En una humilde casa de México, una familia pobre lo albergó con la esposa e hijos y no le cobró arrendamiento. Dicen que allí en ocasiones se sentaba descalzo ante la mesa a escribir Cien Años de Soledad, y que poquito antes entregaba una rosa amarilla a Mercedes. Pasó el tiempo, y al cumplir los 80 años de edad supo que más de 40 millones de este título se habían vendido, traducidos a 36 idiomas. Un día le preguntaron cómo se le ocurrió escribir tan maravilloso libro y contestó: “No se me ha ocurrido nada, todo viene de la experiencia y la realidad”.
La única vez que estuve cerca de este Premio Nobel de Literatura fue en el vestíbulo del Palacio de las Convenciones, durante un Congreso de la Unión de Periodistas de Cuba (Upec). Él se encontraba conversando con amigos y periodistas, algunos que como Gabo fueron fundadores de la agencia de noticias Prensa Latina, entre quienes se hallaban Juan Marrero, Joaquín Oramas, Gabriel Molina y Marta Rojas.
Por entonces yo era muy tímida, y por eso no me le acerqué para pedirle que me estampara su firma en la novela El amor en tiempos del cólera. Además quería decirle que esta era, de sus títulos, la de mi mayor disfrute. Hace poco conocí que públicamente, también él la declaró su preferida.
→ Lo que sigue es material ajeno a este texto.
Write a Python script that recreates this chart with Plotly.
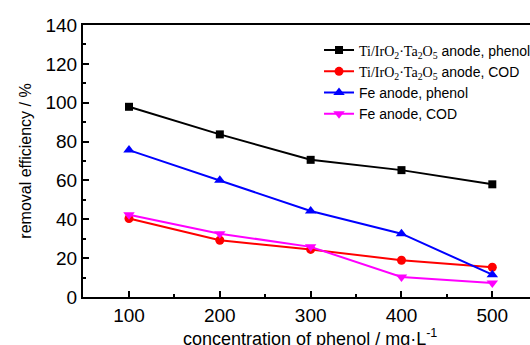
import plotly.graph_objects as go

conc = [100, 200, 300, 400, 500]
ti_phenol = [97.9, 83.7, 70.6, 65.3, 58.0]
ti_cod = [40.4, 29.2, 24.5, 18.9, 15.3]
fe_phenol = [75.6, 60.1, 44.3, 32.6, 11.5]
fe_cod = [42.3, 32.6, 25.8, 10.3, 7.2]

serif = '<span style="font-family:Liberation Serif, Times New Roman, serif">'
names = [
    serif + "Ti/IrO<sub>2</sub>·Ta<sub>2</sub>O<sub>5</sub></span> anode, phenol",
    serif + "Ti/IrO<sub>2</sub>·Ta<sub>2</sub>O<sub>5</sub></span> anode, COD",
    "Fe anode, phenol",
    "Fe anode, COD",
]
series = [ti_phenol, ti_cod, fe_phenol, fe_cod]
colors = ["#000000", "#ff0000", "#0000ff", "#ff00ff"]
symbols = ["square", "circle", "triangle-up", "triangle-down"]
sizes = [8, 9, 10, 10]

fig = go.Figure()
for n, s, c, m, sz in zip(names, series, colors, symbols, sizes):
    fig.add_trace(go.Scatter(
        x=conc, y=s, name=n, mode="lines+markers",
        line=dict(color=c, width=2),
        marker=dict(symbol=m, size=sz, color=c),
    ))

font = "Liberation Sans, Arial, sans-serif"
fig.update_layout(
    width=530, height=345,
    margin=dict(l=83, r=0, t=25, b=48, autoexpand=False),
    paper_bgcolor="white", plot_bgcolor="white",
    font=dict(family=font, color="black"),
    showlegend=True,
    legend=dict(
        x=0.528, y=0.965, xanchor="left", yanchor="top",
        font=dict(size=14, family=font), bgcolor="rgba(0,0,0,0)",
        tracegroupgap=0, itemwidth=30,
    ),
    xaxis=dict(
        range=[49.35, 541.5], tickvals=conc, ticktext=[str(v) for v in conc],
        ticks="inside", ticklen=6, tickwidth=1.5, tickcolor="black",
        showline=True, linecolor="black", linewidth=2, mirror=True,
        showgrid=False, zeroline=False,
        tickfont=dict(size=19, family=font),
        minor=dict(ticks="inside", ticklen=3, tickwidth=1.5, tickcolor="black",
                   tick0=50, dtick=50, showgrid=False),
    ),
    yaxis=dict(
        range=[0, 140], tick0=0, dtick=20,
        ticks="inside", ticklen=6, tickwidth=1.5, tickcolor="black",
        showline=True, linecolor="black", linewidth=2,
        showgrid=False, zeroline=False,
        tickfont=dict(size=19, family=font),
        ticklabelstandoff=0,
        minor=dict(ticks="inside", ticklen=3, tickwidth=1.5, tickcolor="black",
                   dtick=10, showgrid=False),
        title=dict(text="removal efficiency / %", font=dict(size=16, family=font),
                   standoff=10),
    ),
    annotations=[dict(
        text="concentration of phenol / mg·L<sup>-1</sup>",
        xref="paper", yref="paper", x=0.508, y=-0.099,
        xanchor="center", yanchor="top", showarrow=False,
        font=dict(size=18, family=font),
    )],
)

fig.write_html("out.html")
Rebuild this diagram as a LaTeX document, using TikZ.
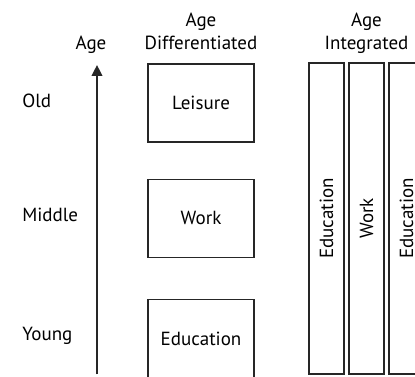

En la década de 1980 con frecuencia visitaba la Isla y en ocasiones, casi siempre los miércoles, disfrutaba almorzar arroz frito en La Habana Vieja con algunos ex colegas de Prensa Latina. En una de estas reuniones, coloqué en la guantera del Lada de mi esposo la novela El Amor en tiempos del cólera, que conservo con la dedicatoria: Para Ángela y Juan, de su socio fuerte, Gabriel. 86.